L’abolition de la pauvreté, condition nécessaire à la démocratie -3-

La pauvreté et l’extrême pauvreté affectent « la société dans son ensemble »

7 juin 2022

Shin Suzuki de BBC News Brésil a publié un article relatif à une conséquence de la pauvreté : « Argent et comportement : comment le manque d’argent nuit à l’intelligence et affecte les décisions ». Cet article se base sur les résultats de plusieurs études scientifiques. Sa première partie publiée le 3 juin dans « Témoignages » montrait que la pauvreté ne donnait aucun droit à l’erreur, ce qui accapare le cerveau qui est moins disponible pour réfléchir à la prise de décision. La seconde partie expliquait que la pauvreté amenait une tension si importante que cela favorisait les décisions impulsives qui peuvent paraître irrationnelles. La troisième souligne que la pauvreté empêche de planifier et d’épargner.

Photo Toniox.

Fernando Fonseca, économiste et professeur à l’université fédérale de Tocantins, a étudié dans sa thèse de doctorat la capacité d’épargne (ou non) des personnes en situation d’extrême pauvreté à Bico do Papagaio, une région du nord de Tocantins.
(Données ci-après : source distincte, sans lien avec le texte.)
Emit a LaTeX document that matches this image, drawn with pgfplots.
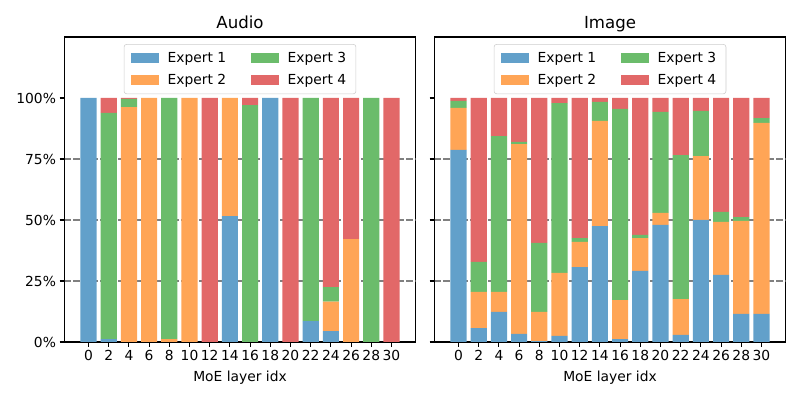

En octobre 2021, le Brésil comptait 27 millions de personnes en situation de pauvreté (revenu inférieur ou égal à 290 R$), selon une enquête de FGV Social.

Les personnes interrogées dans l’étude de Fonseca avaient des revenus économiques instables et des difficultés d’accès à l’éducation et aux installations sanitaires de base.
Le chercheur a analysé le « taux d’impatience » de cette population lorsqu’on lui pose des questions telles que « préférez-vous recevoir 100 R$ aujourd’hui ou 150 R$ dans une semaine ? ».

« Un horizon temporel très court »

L’une des perceptions était que la prise de décision est guidée par le « biais du cadeau ».

« Ces personnes très pauvres, qui travaillent dur, ont un horizon temporel très court, elles ne se visualisent pas dans le futur. Ce n’est donc pas que ces dépenses soient irrationnelles, mais compte tenu de l’excès de préoccupations qu’elles suscitent, qu’il s’agisse de l’alimentation, du logement ou de la précarité, ces personnes ne peuvent avoir aucun type de planification », explique M. Fonseca.

Malgré tout, un effort d’économie a été fait. Comme il s’agit d’un secteur sans accès aux banques, « non bancarisé », les familles du nord tocantinense ont essayé une sorte d’épargne non monétaire : l’élevage d’animaux de taille moyenne et petite.

« Pour répondre à un besoin immédiat. L’animal a des liquidités, même s’il risque d’être vendu moins cher que prévu. Ceci est forcé par la période de faim, de sécheresse intense, dans cette région. »

Comment atténuer l’impact du « long terme mental » ?

Shafir, de Princeton, affirme que « d’une certaine manière, nos vies seraient plus faciles s’il était vrai que les pauvres méritent d’être pauvres parce qu’ils ne font pas assez d’efforts ou n’en ont pas les capacités. Mais non : en pensant qu’il y a des gens qui finissent dans la pauvreté même s’ils ont du mérite, des capacités et de l’intelligence, la vie semble injuste. »

« Les données dont nous disposons montrent que les pauvres sont très concentrés et ont une grande connaissance des achats, de la manière d’obtenir le prix le plus bas. Mais si vous vous concentrez sur la sécurisation du jour suivant ou de la semaine suivante, vous ne penserez jamais à l’année prochaine. Et alors tout devient un grand défi », dit-il.

La garantie d’un niveau de vie minimum

Le psychologue israélien estime que les résultats de l’économie comportementale permettent d’être « optimiste quant au fait que les politiques publiques peuvent faire la différence, avec des actions en matière d’éducation, de transport ou même de revenu minimum ».

En d’autres termes, la garantie d’un niveau de vie minimum allège la charge qui s’ajoute au « haut débit mental ».

« Et il n’est même pas nécessaire que ce soit uniquement par le biais du gouvernement. Les grandes entreprises pourraient comprendre que le fait d’offrir de meilleures conditions à leurs employés entraîne une diminution des erreurs commises sur le lieu de travail. En d’autres termes, elle aide l’entreprise elle-même, au niveau de l’entreprise, à fournir des normes de travail minimales acceptables. »

Pour Flavia Ávila, d’InBehaviour Lab, la pauvreté et l’extrême pauvreté affectent « la société dans son ensemble : elles influencent l’économie, le climat et des questions encore moins tangibles. L’idée que l’inégalité sociale est nuisible aux sociétés prospères est désormais bien établie ».